Former Senate President Ike Ekweremadu, his wife Beatrice, and medical middleman Doctor Obinna Obeta have been sentenced to prison for their involvement in an organ harvesting conspiracy.
The charges were brought against them by a UK court, and they were found guilty in March.
The Ekweremadus’ daughter Sonia, who has a serious kidney condition, was cleared of the same charge and wept as the verdict was read.
At the sentencing hearing on Friday, Mr Justice Johnson handed down the sentences.
Ekweremadu was sentenced to nine years and eight months in prison, while his wife received a sentence of four years and six months.
Dr Obeta received the longest sentence of 10 years in prison.
The case marks the first time that defendants have been convicted under the Modern Slavery Act of an organ harvesting conspiracy.

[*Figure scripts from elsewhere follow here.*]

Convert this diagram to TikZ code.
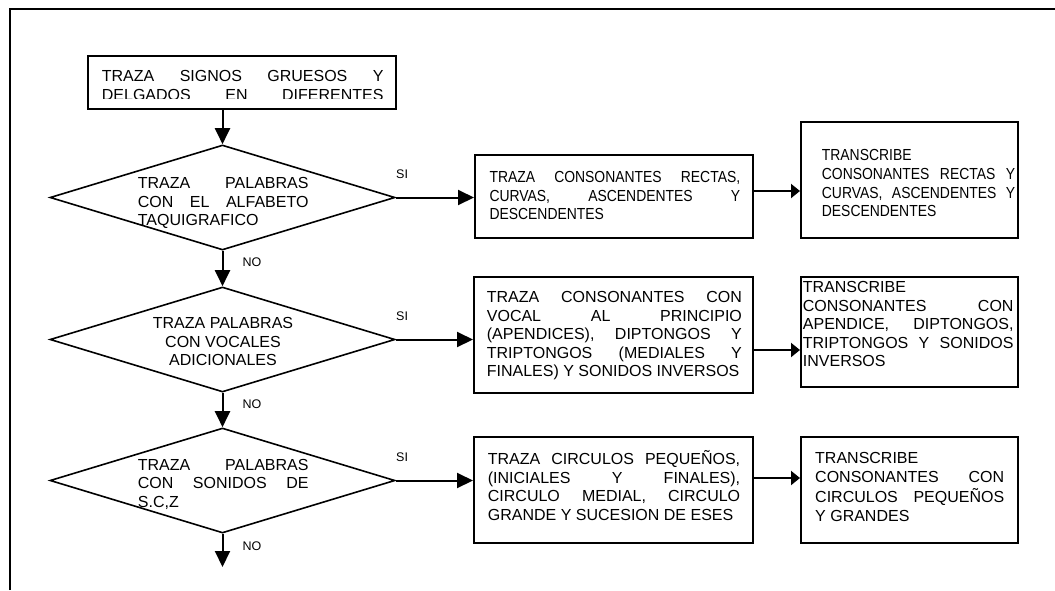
\documentclass[tikz,border=0pt]{standalone}
\usepackage{fontspec}
\setmainfont{Liberation Sans}
\newfontfamily\narrowfont[FakeStretch=0.87]{Liberation Sans}
\usetikzlibrary{shapes.geometric,arrows.meta}
\newcommand{\jline}[2]{\makebox[#1][s]{\spaceskip=0pt\xspaceskip=0pt\relax\strut #2}}
\newcommand{\pline}[1]{\mbox{\spaceskip=0pt\xspaceskip=0pt\relax\strut #1}}
\begin{document}
\begin{tikzpicture}[x=1pt,y=-1pt,
  font=\fontsize{16}{18.5}\selectfont,
  box/.style={draw, rectangle, line width=2pt, inner sep=0pt},
  dia/.style={draw, diamond, line width=1.6pt, inner sep=0pt, minimum width=345pt, minimum height=105pt},
  txt/.style={inner sep=0pt, anchor=north west, align=left},
  arr/.style={line width=2pt, -{Triangle[length=16pt,width=15pt]}},
  arrs/.style={line width=2pt, -{Triangle[length=9pt,width=14pt]}},
  lbl/.style={inner sep=0pt, anchor=base west, font=\fontsize{12.5}{15}\selectfont}]
\useasboundingbox[fill=white] (0,0) rectangle (1055,590);
% frame
\draw[line width=2pt] (9.5,590) -- (9.5,9) -- (1055,9);
% boxes
\node[box, minimum width=308pt, minimum height=53pt] (start) at (242,82.5) {};
\node[dia] (d1) at (222.5,197.5) {};
\node[dia] (d2) at (222.5,339.5) {};
\node[dia] (d3) at (222.5,480.5) {};
\node[box, minimum width=278pt, minimum height=83pt] (m1) at (614,196.5) {};
\node[box, minimum width=279pt, minimum height=116pt] (m2) at (613.5,335) {};
\node[box, minimum width=279pt, minimum height=106pt] (m3) at (613.5,490) {};
\node[box, minimum width=217pt, minimum height=116pt] (r1) at (909.5,180) {};
\node[box, minimum width=217pt, minimum height=110pt] (r2) at (909.5,332) {};
\node[box, minimum width=217pt, minimum height=106pt] (r3) at (909.5,490) {};
\coordinate (endp) at (222.5,567);
% texts
\begin{scope}
\clip (88,56) rectangle (396,98.5);
\node[txt, text width=290pt] (ts) at (101.7,68.55) {\jline{281.6pt}{TRAZA SIGNOS GRUESOS Y}\\\jline{281.6pt}{DELGADOS EN DIFERENTES}};
\end{scope}
\node[txt, text width=190pt] (t1) at (137.7,175.35) {\jline{170.6pt}{TRAZA PALABRAS}\\\jline{170.6pt}{CON EL ALFABETO}\\\pline{TAQUIGRAFICO}};
\node[inner sep=0pt, anchor=north, align=center] (t2) at (223,315.35) {\pline{TRAZA PALABRAS}\\\pline{CON VOCALES}\\\pline{ADICIONALES}};
\node[txt, text width=190pt] (t3) at (137.7,457.05) {\jline{170.6pt}{TRAZA PALABRAS}\\\jline{170.6pt}{CON SONIDOS DE}\\\pline{S.C,Z}};
\node[txt, text width=270pt, font=\narrowfont\fontsize{16}{18.5}\selectfont] (tm1) at (489.3,169.35) {\jline{250.7pt}{TRAZA CONSONANTES RECTAS,}\\\jline{250.7pt}{CURVAS, ASCENDENTES Y}\\\pline{DESCENDENTES}};
\node[txt, text width=210pt, font=\narrowfont\fontsize{16}{18.8}\selectfont] (tr1) at (821.7,147.05) {\pline{TRANSCRIBE}\\\jline{193.3pt}{CONSONANTES RECTAS Y}\\\jline{193.3pt}{CURVAS, ASCENDENTES Y}\\\pline{DESCENDENTES}};
\node[txt, text width=275pt] (tm2) at (486.7,289.75) {\jline{255pt}{TRAZA CONSONANTES CON}\\\jline{255pt}{VOCAL AL PRINCIPIO}\\\jline{255pt}{(APENDICES), DIPTONGOS Y}\\\jline{255pt}{TRIPTONGOS (MEDIALES Y}\\\pline{FINALES) Y SONIDOS INVERSOS}};
\node[txt, text width=230pt] (tr2) at (802.7,279.75) {\pline{TRANSCRIBE}\\\jline{210.6pt}{CONSONANTES CON}\\\jline{210.6pt}{APENDICE, DIPTONGOS,}\\\jline{210.6pt}{TRIPTONGOS Y SONIDOS}\\\pline{INVERSOS}};
\node[txt, text width=270pt] (tm3) at (487.7,450.35) {\jline{252.3pt}{TRAZA CIRCULOS PEQUEÑOS,}\\\jline{252.3pt}{(INICIALES Y FINALES),}\\\jline{252.3pt}{CIRCULO MEDIAL, CIRCULO}\\\pline{GRANDE Y SUCESION DE ESES}};
\node[txt, text width=210pt] (tr3) at (815,450.35) {\pline{TRANSCRIBE}\\\jline{189pt}{CONSONANTES CON}\\\jline{189pt}{CIRCULOS PEQUEÑOS}\\\pline{Y GRANDES}};
% labels
\node[lbl] (si1) at (396,178.3) {SI};
\node[lbl] (si2) at (396,320) {SI};
\node[lbl] (si3) at (396,461.7) {SI};
\node[lbl] (no1) at (242.3,266.7) {NO};
\node[lbl] (no2) at (242.3,408.3) {NO};
\node[lbl] (no3) at (242.3,550.7) {NO};
% connectors
\draw[arr] (start.south -| d1.north) -- (d1.north);
\draw[arr] (d1.south) -- (d2.north);
\draw[arr] (d2.south) -- (d3.north);
\draw[arr] (d3.south) -- (endp);
\draw[arr] (d1.east) -- (d1.east -| m1.west);
\draw[arr] (d2.east) -- (d2.east -| m2.west);
\draw[arr] (d3.east) -- (d3.east -| m3.west);
\draw[arrs] ([yshift=5.5pt]m1.east) -- ([yshift=5.5pt]m1.east -| r1.west);
\draw[arrs] ([yshift=-15pt]m2.east) -- ([yshift=-15pt]m2.east -| r2.west);
\draw[arrs] ([yshift=12pt]m3.east) -- ([yshift=12pt]m3.east -| r3.west);
\end{tikzpicture}
\end{document}
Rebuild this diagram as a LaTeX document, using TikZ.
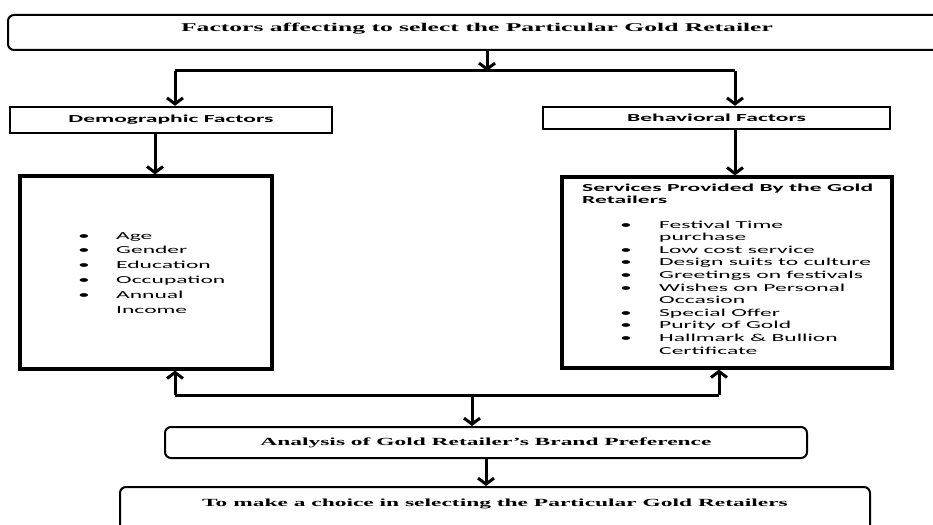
\documentclass[tikz,border=0pt]{standalone}
\usepackage{fontspec}
\setmainfont{Liberation Serif}[FakeStretch=2.15]
\newfontfamily\carl{Carlito}[FakeStretch=2.2]
\usetikzlibrary{arrows.meta}

\begin{document}
\begin{tikzpicture}[x=1pt,y=-1pt,
  rbox/.style={draw,line width=2pt,rounded corners=6pt,inner sep=0pt},
  sbox/.style={draw,line width=2.4pt,inner sep=0pt},
  bigbox/.style={draw,line width=3.2pt,inner sep=0pt},
  arr/.style={line width=3pt,-{Straight Barb[length=6pt,width=16pt]}},
  serif/.style={font=\fontsize{10.9}{12}\selectfont\bfseries,inner sep=0pt},
  head/.style={font=\carl\fontsize{10.7}{12}\selectfont\bfseries,inner sep=0pt},
  item/.style={font=\carl\fontsize{10.7}{12.6}\selectfont,inner sep=0pt}]
\useasboundingbox (0,0) rectangle (933,524);
\clip (0,0) rectangle (933,524);
\fill[white] (0,0) rectangle (933,524);
% top box
\node[rbox,minimum width=967pt,minimum height=35pt] (top) at (491.5,32.5) {};
\node[serif,font=\fontsize{11.9}{14}\selectfont\bfseries,anchor=base] (toptxt) at (477,32) {Factors affecting to select the Particular Gold Retailer};
\coordinate (split) at (487,71);
\coordinate (jl) at (175,71);
\coordinate (jr) at (735,71);
% factor boxes
\node[sbox,head,minimum width=322pt,minimum height=26pt] (demo) at (171,120) {Demographic Factors};
\node[sbox,head,minimum width=347pt,minimum height=22pt] (behav) at (716.5,118) {Behavioral Factors};
\draw[arr] (top.south -| split) -- (split);
\draw[line width=3pt] (jl) -- (jr);
\draw[arr] (jl) -- (jl |- demo.north);
\draw[arr] (jr) -- (jr |- behav.north);
% detail boxes
\node[bigbox,minimum width=252pt,minimum height=193pt] (left) at (146,272.5) {};
\node[bigbox,minimum width=330pt,minimum height=191pt] (right) at (727,272.5) {};
\draw[arr] ([xshift=-16pt]demo.south) -- ([xshift=-16pt]demo.south |- left.north);
\draw[arr] ([xshift=18.5pt]behav.south) -- ([xshift=18.5pt]behav.south |- right.north);
\node[item,font=\carl\fontsize{10.7}{14.8}\selectfont,anchor=base west] (demolist) at (78,239) {%
\begin{tabular}[t]{@{}p{38pt}@{}l@{}}
\textbullet & Age\\
\textbullet & Gender\\
\textbullet & Education\\
\textbullet & Occupation\\
\textbullet & Annual\\
 & Income
\end{tabular}};
\node[head,align=left,anchor=base west] (servhead) at (582,203) {Services Provided By the Gold\\Retailers};
\node[item,anchor=base west] (servlist) at (620,228) {%
\begin{tabular}[t]{@{}p{39pt}@{}l@{}}
\textbullet & Festival Time\\
 & purchase\\
\textbullet & Low cost service\\
\textbullet & Design suits to culture\\
\textbullet & Greetings on festivals\\
\textbullet & Wishes on Personal\\
 & Occasion\\
\textbullet & Special Offer\\
\textbullet & Purity of Gold\\
\textbullet & Hallmark \& Bullion\\
 & Certificate
\end{tabular}};
% analysis
\coordinate (ml) at (175,395);
\coordinate (mr) at (719,395);
\coordinate (mc) at (472,395);
\node[rbox,serif,minimum width=642pt,minimum height=31pt] (analysis) at (486,442.5) {Analysis of Gold Retailer's Brand Preference};
\draw[line width=3pt] (ml) -- (mr);
\draw[arr] (ml) -- (ml |- left.south);
\draw[arr] (mr) -- (mr |- right.south);
\draw[arr] (mc) -- (mc |- analysis.north);
% final choice
\node[rbox,minimum width=750pt,minimum height=58pt] (final) at (495,516) {};
\node[serif,anchor=base] (finaltxt) at (495,506) {To make a choice in selecting the Particular Gold Retailers};
\draw[arr] (analysis.south) -- (analysis.south |- final.north);
\end{tikzpicture}
\end{document}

The prosecution alleged that a 21-year-old street trader was offered up to £7,000 and promised a better life in the UK for donating his kidney to Sonia Ekweremadu in an £80,000 private procedure at London’s Royal Free Hospital.
While it is lawful to donate a kidney, it becomes criminal if money or another material advantage is rewarded.
The donor did not understand until his first appointment with a consultant at the hospital that he was there for a kidney transplant, the Old Bailey was told.
In sentencing, Mr Justice Johnson told the defendants: “In each of your cases, the offence you committed is so serious that neither a fine nor a community sentence can be justified.”